▶ [Instructions to follow] Each line that follows should be printed again exactly as it stands.
====== Available data ======
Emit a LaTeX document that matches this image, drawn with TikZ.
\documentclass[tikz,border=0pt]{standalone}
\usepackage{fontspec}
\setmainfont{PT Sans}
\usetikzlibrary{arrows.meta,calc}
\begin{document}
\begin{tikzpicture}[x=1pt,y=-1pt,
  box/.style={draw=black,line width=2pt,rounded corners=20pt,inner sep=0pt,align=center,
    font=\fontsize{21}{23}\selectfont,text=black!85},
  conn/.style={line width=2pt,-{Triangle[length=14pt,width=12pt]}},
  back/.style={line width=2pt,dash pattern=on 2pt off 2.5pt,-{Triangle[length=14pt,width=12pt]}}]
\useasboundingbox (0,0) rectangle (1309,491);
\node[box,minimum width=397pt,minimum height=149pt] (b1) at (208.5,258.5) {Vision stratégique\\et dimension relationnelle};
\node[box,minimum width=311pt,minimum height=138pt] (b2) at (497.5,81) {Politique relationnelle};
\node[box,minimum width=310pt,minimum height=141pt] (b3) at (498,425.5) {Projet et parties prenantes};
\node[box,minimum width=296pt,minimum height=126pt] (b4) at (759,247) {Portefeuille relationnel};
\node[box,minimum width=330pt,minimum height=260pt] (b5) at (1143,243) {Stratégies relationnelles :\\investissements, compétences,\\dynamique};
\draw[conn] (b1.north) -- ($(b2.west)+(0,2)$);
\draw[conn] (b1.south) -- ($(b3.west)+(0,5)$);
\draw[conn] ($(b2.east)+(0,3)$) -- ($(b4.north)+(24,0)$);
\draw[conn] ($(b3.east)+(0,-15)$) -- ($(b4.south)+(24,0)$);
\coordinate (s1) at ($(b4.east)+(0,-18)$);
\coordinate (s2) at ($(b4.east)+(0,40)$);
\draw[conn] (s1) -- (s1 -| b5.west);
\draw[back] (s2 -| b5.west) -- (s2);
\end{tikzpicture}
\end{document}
======
▶ [Solution to this task]
Emit a LaTeX document that matches this image, drawn with TikZ.
\documentclass[tikz,border=0pt]{standalone}
\usepackage{fontspec}
\setmainfont{PT Sans}
\usetikzlibrary{arrows.meta,calc}
\begin{document}
\begin{tikzpicture}[x=1pt,y=-1pt,
  box/.style={draw=black,line width=2pt,rounded corners=20pt,inner sep=0pt,align=center,
    font=\fontsize{21}{23}\selectfont,text=black!85},
  conn/.style={line width=2pt,-{Triangle[length=14pt,width=12pt]}},
  back/.style={line width=2pt,dash pattern=on 2pt off 2.5pt,-{Triangle[length=14pt,width=12pt]}}]
\useasboundingbox (0,0) rectangle (1309,491);
\node[box,minimum width=397pt,minimum height=149pt] (b1) at (208.5,258.5) {Vision stratégique\\et dimension relationnelle};
\node[box,minimum width=311pt,minimum height=138pt] (b2) at (497.5,81) {Politique relationnelle};
\node[box,minimum width=310pt,minimum height=141pt] (b3) at (498,425.5) {Projet et parties prenantes};
\node[box,minimum width=296pt,minimum height=126pt] (b4) at (759,247) {Portefeuille relationnel};
\node[box,minimum width=330pt,minimum height=260pt] (b5) at (1143,243) {Stratégies relationnelles :\\investissements, compétences,\\dynamique};
\draw[conn] (b1.north) -- ($(b2.west)+(0,2)$);
\draw[conn] (b1.south) -- ($(b3.west)+(0,5)$);
\draw[conn] ($(b2.east)+(0,3)$) -- ($(b4.north)+(24,0)$);
\draw[conn] ($(b3.east)+(0,-15)$) -- ($(b4.south)+(24,0)$);
\coordinate (s1) at ($(b4.east)+(0,-18)$);
\coordinate (s2) at ($(b4.east)+(0,40)$);
\draw[conn] (s1) -- (s1 -| b5.west);
\draw[back] (s2 -| b5.west) -- (s2);
\end{tikzpicture}
\end{document}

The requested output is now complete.